◆ DATA BLOCK

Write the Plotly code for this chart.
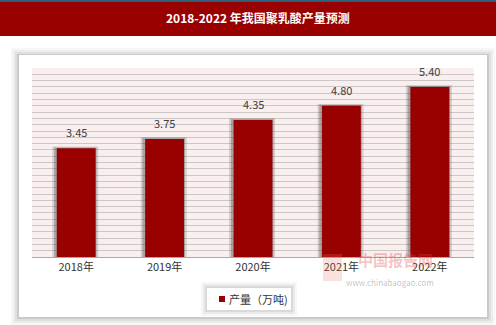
import plotly.graph_objects as go

categories = ["2018年", "2019年", "2020年", "2021年", "2022年"]
values = [3.45, 3.75, 4.35, 4.80, 5.40]
labels = ["3.45", "3.75", "4.35", "4.80", "5.40"]
series_name = "产量（万吨)"
title_text = "2018-2022 年我国聚乳酸产量预测"

W, H = 496, 325
L, R, T, B = 32, 22, 68, 68
PW, PH = W - L - R, H - T - B

def px(x):
    return (x - L) / PW

def py(y):
    return (H - B - y) / PH

FONT = "Noto Sans CJK SC, Noto Sans, sans-serif"
RED = "#990000"

fig = go.Figure()

# soft shadow behind bars
fig.add_trace(go.Bar(x=categories, y=[v + 0.06 for v in values], width=0.52, offset=-0.27,
                     marker=dict(color="rgba(60,60,60,0.18)", line=dict(width=0)),
                     showlegend=False, hoverinfo="skip"))
fig.add_trace(go.Bar(x=categories, y=[v + 0.03 for v in values], width=0.48, offset=-0.25,
                     marker=dict(color="rgba(60,60,60,0.30)", line=dict(width=0)),
                     showlegend=False, hoverinfo="skip"))
fig.add_trace(go.Bar(x=categories, y=values, width=0.44, offset=-0.22,
                     marker=dict(color=RED, line=dict(width=0)),
                     showlegend=False, name=series_name))

shapes = []
# top thin line and title bar
shapes.append(dict(type="rect", xref="paper", yref="paper", x0=px(0), x1=px(W), y0=py(0), y1=py(2),
                   fillcolor="#2b5f7a", line=dict(width=0), layer="below"))
shapes.append(dict(type="rect", xref="paper", yref="paper", x0=px(0), x1=px(W), y0=py(2), y1=py(36),
                   fillcolor=RED, line=dict(width=0), layer="below"))
# card shadow
for d, op in [(8, 0.03), (6, 0.04), (4, 0.06), (2, 0.09)]:
    shapes.append(dict(type="rect", xref="paper", yref="paper",
                       x0=px(19 - d), x1=px(487 + d), y0=py(55 - d + 1), y1=py(317 + d),
                       fillcolor=f"rgba(0,0,0,{op})", line=dict(width=0), layer="below"))
shapes.append(dict(type="rect", xref="paper", yref="paper", x0=px(19), x1=px(487), y0=py(55), y1=py(317),
                   fillcolor="white", line=dict(width=0), layer="below"))
# plot background
shapes.append(dict(type="rect", xref="paper", yref="paper", x0=0, x1=1, y0=0, y1=1,
                   fillcolor="#f9efef", line=dict(width=0), layer="below"))
# legend box shadow
for d, op in [(6, 0.03), (4, 0.05), (2, 0.07)]:
    shapes.append(dict(type="rect", xref="paper", yref="paper",
                       x0=px(207 - d), x1=px(291 + d), y0=py(288 - d), y1=py(310 + d),
                       fillcolor=f"rgba(0,0,0,{op})", line=dict(width=0), layer="below"))
shapes.append(dict(type="rect", xref="paper", yref="paper", x0=px(207), x1=px(291), y0=py(288), y1=py(310),
                   fillcolor="white", line=dict(width=0), layer="below"))
# legend marker
shapes.append(dict(type="rect", xref="paper", yref="paper", x0=px(219), x1=px(225), y0=py(296), y1=py(302),
                   fillcolor=RED, line=dict(width=0), layer="above"))
# watermark logo block
shapes.append(dict(type="rect", xref="paper", yref="paper", x0=px(323), x1=px(342), y0=py(254), y1=py(281),
                   fillcolor="rgba(230,120,100,0.22)", line=dict(width=0), layer="above"))

annotations = []
annotations.append(dict(text=f"<b>{title_text}</b>", xref="paper", yref="paper", x=px(258), y=py(18),
                        showarrow=False, font=dict(family=FONT, size=12, color="white"),
                        xanchor="center", yanchor="middle"))
for c, v, t in zip(categories, values, labels):
    annotations.append(dict(text=t, x=c, y=v, xref="x", yref="y", showarrow=False,
                            yanchor="bottom", yshift=6, font=dict(family=FONT, size=11, color="#404040")))
# legend text
annotations.append(dict(text=series_name, xref="paper", yref="paper", x=px(227), y=py(299),
                        showarrow=False, xanchor="left", yanchor="middle",
                        font=dict(family=FONT, size=11, color="#333333")))
# watermark
annotations.append(dict(text="<b>中国报告网</b>", xref="paper", yref="paper", x=px(395), y=py(259),
                        showarrow=False, font=dict(family=FONT, size=15, color="rgba(220,70,70,0.33)"),
                        xanchor="center", yanchor="middle"))
annotations.append(dict(text="www.chinabaogao.com", xref="paper", yref="paper", x=px(390), y=py(282),
                        showarrow=False, font=dict(family=FONT, size=8, color="rgba(120,120,120,0.45)"),
                        xanchor="center", yanchor="middle"))

fig.update_layout(
    width=W, height=H,
    margin=dict(l=L, r=R, t=T, b=B, pad=0),
    paper_bgcolor="white",
    plot_bgcolor="rgba(0,0,0,0)",
    barmode="overlay",
    shapes=shapes,
    annotations=annotations,
    font=dict(family=FONT, size=11, color="#333333"),
    showlegend=False,
    xaxis=dict(showgrid=False, ticks="", showline=True, linecolor="#a8a8a8", linewidth=1,
               tickfont=dict(family=FONT, size=11, color="#333333"), fixedrange=True),
    yaxis=dict(range=[0, 6], dtick=0.2, tick0=0, showgrid=True, gridcolor="#cdc6c6", gridwidth=1,
               showticklabels=False, zeroline=False, ticks="", fixedrange=True),
)

fig.write_html("out.html")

◆ REQUEST
Up to and including the line containing "fig = go.Figure()", repeat every line from the start of the data, but none of the pictures.

◆ ANSWER FOR THE TASK
Write the Plotly code for this chart.
import plotly.graph_objects as go

categories = ["2018年", "2019年", "2020年", "2021年", "2022年"]
values = [3.45, 3.75, 4.35, 4.80, 5.40]
labels = ["3.45", "3.75", "4.35", "4.80", "5.40"]
series_name = "产量（万吨)"
title_text = "2018-2022 年我国聚乳酸产量预测"

W, H = 496, 325
L, R, T, B = 32, 22, 68, 68
PW, PH = W - L - R, H - T - B

def px(x):
    return (x - L) / PW

def py(y):
    return (H - B - y) / PH

FONT = "Noto Sans CJK SC, Noto Sans, sans-serif"
RED = "#990000"

fig = go.Figure()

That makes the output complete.